### SUPPLIED DATA ###

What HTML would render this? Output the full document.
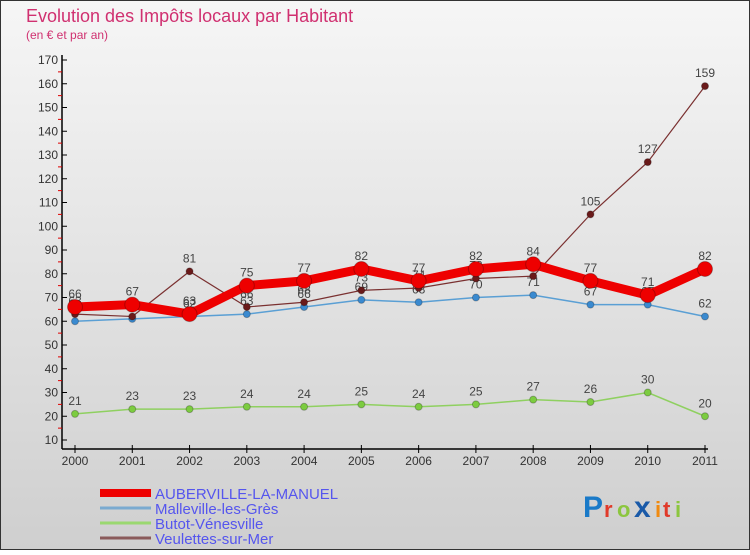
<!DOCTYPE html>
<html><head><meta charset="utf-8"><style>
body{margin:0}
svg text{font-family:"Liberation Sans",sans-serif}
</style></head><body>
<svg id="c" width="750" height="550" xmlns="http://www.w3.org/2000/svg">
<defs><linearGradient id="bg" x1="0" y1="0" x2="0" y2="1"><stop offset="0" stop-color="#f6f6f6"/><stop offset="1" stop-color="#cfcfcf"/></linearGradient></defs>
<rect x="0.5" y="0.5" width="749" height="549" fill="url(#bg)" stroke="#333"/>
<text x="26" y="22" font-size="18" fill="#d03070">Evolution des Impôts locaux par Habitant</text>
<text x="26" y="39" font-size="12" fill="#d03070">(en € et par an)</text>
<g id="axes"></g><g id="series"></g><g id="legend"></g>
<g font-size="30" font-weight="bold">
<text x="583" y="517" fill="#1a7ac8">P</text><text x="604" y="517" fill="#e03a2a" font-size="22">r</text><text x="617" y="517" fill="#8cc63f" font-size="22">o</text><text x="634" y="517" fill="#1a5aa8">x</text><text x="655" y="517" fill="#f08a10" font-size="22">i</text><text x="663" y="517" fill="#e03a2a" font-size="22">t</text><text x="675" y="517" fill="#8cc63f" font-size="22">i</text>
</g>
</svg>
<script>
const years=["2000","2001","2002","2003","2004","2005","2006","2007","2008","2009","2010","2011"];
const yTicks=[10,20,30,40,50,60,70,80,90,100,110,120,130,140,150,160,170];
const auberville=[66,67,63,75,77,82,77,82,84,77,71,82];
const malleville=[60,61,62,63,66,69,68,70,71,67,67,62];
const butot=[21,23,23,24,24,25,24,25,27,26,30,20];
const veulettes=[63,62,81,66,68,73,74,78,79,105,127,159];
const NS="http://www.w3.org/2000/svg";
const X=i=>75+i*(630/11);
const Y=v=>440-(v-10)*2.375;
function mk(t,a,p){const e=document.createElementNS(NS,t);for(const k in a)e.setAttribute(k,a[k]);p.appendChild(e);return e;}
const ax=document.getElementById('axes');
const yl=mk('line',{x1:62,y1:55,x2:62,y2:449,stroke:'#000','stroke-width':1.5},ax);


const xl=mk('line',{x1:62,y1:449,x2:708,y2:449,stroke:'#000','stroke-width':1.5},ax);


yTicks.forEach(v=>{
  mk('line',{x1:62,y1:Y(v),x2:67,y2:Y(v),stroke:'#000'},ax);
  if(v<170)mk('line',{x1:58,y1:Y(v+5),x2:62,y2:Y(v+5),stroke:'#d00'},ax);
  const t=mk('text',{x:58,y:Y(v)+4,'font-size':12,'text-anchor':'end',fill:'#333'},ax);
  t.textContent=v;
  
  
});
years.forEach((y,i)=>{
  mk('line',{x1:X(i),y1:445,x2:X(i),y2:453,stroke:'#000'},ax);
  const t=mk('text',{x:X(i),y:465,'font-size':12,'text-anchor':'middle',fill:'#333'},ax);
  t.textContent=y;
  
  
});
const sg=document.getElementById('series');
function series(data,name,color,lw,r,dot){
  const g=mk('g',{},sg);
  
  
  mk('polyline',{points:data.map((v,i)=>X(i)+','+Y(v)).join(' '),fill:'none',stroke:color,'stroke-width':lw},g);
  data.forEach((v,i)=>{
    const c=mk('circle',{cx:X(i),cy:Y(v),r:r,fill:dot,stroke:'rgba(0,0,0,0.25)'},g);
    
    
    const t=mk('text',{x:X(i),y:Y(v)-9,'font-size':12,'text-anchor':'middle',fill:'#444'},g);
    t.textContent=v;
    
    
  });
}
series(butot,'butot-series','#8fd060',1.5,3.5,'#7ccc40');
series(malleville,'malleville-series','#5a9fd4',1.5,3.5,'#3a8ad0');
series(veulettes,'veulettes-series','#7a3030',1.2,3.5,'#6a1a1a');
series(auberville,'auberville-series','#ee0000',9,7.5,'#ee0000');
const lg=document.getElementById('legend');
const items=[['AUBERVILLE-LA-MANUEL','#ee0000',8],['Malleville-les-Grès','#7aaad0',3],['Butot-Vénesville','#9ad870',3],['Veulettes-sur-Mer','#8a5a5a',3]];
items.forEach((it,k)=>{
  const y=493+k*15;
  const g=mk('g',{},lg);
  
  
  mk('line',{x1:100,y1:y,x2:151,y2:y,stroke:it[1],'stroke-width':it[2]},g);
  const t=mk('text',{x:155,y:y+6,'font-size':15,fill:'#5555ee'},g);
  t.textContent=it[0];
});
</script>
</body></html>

###

- _PROBLEM DESCRIPTION_
Your copy of the data above should match it exactly, except that pictures are left out.

- _OUTPUT BELOW_
What HTML would render this? Output the full document.
<!DOCTYPE html>
<html><head><meta charset="utf-8"><style>
body{margin:0}
svg text{font-family:"Liberation Sans",sans-serif}
</style></head><body>
<svg id="c" width="750" height="550" xmlns="http://www.w3.org/2000/svg">
<defs><linearGradient id="bg" x1="0" y1="0" x2="0" y2="1"><stop offset="0" stop-color="#f6f6f6"/><stop offset="1" stop-color="#cfcfcf"/></linearGradient></defs>
<rect x="0.5" y="0.5" width="749" height="549" fill="url(#bg)" stroke="#333"/>
<text x="26" y="22" font-size="18" fill="#d03070">Evolution des Impôts locaux par Habitant</text>
<text x="26" y="39" font-size="12" fill="#d03070">(en € et par an)</text>
<g id="axes"></g><g id="series"></g><g id="legend"></g>
<g font-size="30" font-weight="bold">
<text x="583" y="517" fill="#1a7ac8">P</text><text x="604" y="517" fill="#e03a2a" font-size="22">r</text><text x="617" y="517" fill="#8cc63f" font-size="22">o</text><text x="634" y="517" fill="#1a5aa8">x</text><text x="655" y="517" fill="#f08a10" font-size="22">i</text><text x="663" y="517" fill="#e03a2a" font-size="22">t</text><text x="675" y="517" fill="#8cc63f" font-size="22">i</text>
</g>
</svg>
<script>
const years=["2000","2001","2002","2003","2004","2005","2006","2007","2008","2009","2010","2011"];
const yTicks=[10,20,30,40,50,60,70,80,90,100,110,120,130,140,150,160,170];
const auberville=[66,67,63,75,77,82,77,82,84,77,71,82];
const malleville=[60,61,62,63,66,69,68,70,71,67,67,62];
const butot=[21,23,23,24,24,25,24,25,27,26,30,20];
const veulettes=[63,62,81,66,68,73,74,78,79,105,127,159];
const NS="http://www.w3.org/2000/svg";
const X=i=>75+i*(630/11);
const Y=v=>440-(v-10)*2.375;
function mk(t,a,p){const e=document.createElementNS(NS,t);for(const k in a)e.setAttribute(k,a[k]);p.appendChild(e);return e;}
const ax=document.getElementById('axes');
const yl=mk('line',{x1:62,y1:55,x2:62,y2:449,stroke:'#000','stroke-width':1.5},ax);


const xl=mk('line',{x1:62,y1:449,x2:708,y2:449,stroke:'#000','stroke-width':1.5},ax);


yTicks.forEach(v=>{
  mk('line',{x1:62,y1:Y(v),x2:67,y2:Y(v),stroke:'#000'},ax);
  if(v<170)mk('line',{x1:58,y1:Y(v+5),x2:62,y2:Y(v+5),stroke:'#d00'},ax);
  const t=mk('text',{x:58,y:Y(v)+4,'font-size':12,'text-anchor':'end',fill:'#333'},ax);
  t.textContent=v;
  
  
});
years.forEach((y,i)=>{
  mk('line',{x1:X(i),y1:445,x2:X(i),y2:453,stroke:'#000'},ax);
  const t=mk('text',{x:X(i),y:465,'font-size':12,'text-anchor':'middle',fill:'#333'},ax);
  t.textContent=y;
  
  
});
const sg=document.getElementById('series');
function series(data,name,color,lw,r,dot){
  const g=mk('g',{},sg);
  
  
  mk('polyline',{points:data.map((v,i)=>X(i)+','+Y(v)).join(' '),fill:'none',stroke:color,'stroke-width':lw},g);
  data.forEach((v,i)=>{
    const c=mk('circle',{cx:X(i),cy:Y(v),r:r,fill:dot,stroke:'rgba(0,0,0,0.25)'},g);
    
    
    const t=mk('text',{x:X(i),y:Y(v)-9,'font-size':12,'text-anchor':'middle',fill:'#444'},g);
    t.textContent=v;
    
    
  });
}
series(butot,'butot-series','#8fd060',1.5,3.5,'#7ccc40');
series(malleville,'malleville-series','#5a9fd4',1.5,3.5,'#3a8ad0');
series(veulettes,'veulettes-series','#7a3030',1.2,3.5,'#6a1a1a');
series(auberville,'auberville-series','#ee0000',9,7.5,'#ee0000');
const lg=document.getElementById('legend');
const items=[['AUBERVILLE-LA-MANUEL','#ee0000',8],['Malleville-les-Grès','#7aaad0',3],['Butot-Vénesville','#9ad870',3],['Veulettes-sur-Mer','#8a5a5a',3]];
items.forEach((it,k)=>{
  const y=493+k*15;
  const g=mk('g',{},lg);
  
  
  mk('line',{x1:100,y1:y,x2:151,y2:y,stroke:it[1],'stroke-width':it[2]},g);
  const t=mk('text',{x:155,y:y+6,'font-size':15,fill:'#5555ee'},g);
  t.textContent=it[0];
});
</script>
</body></html>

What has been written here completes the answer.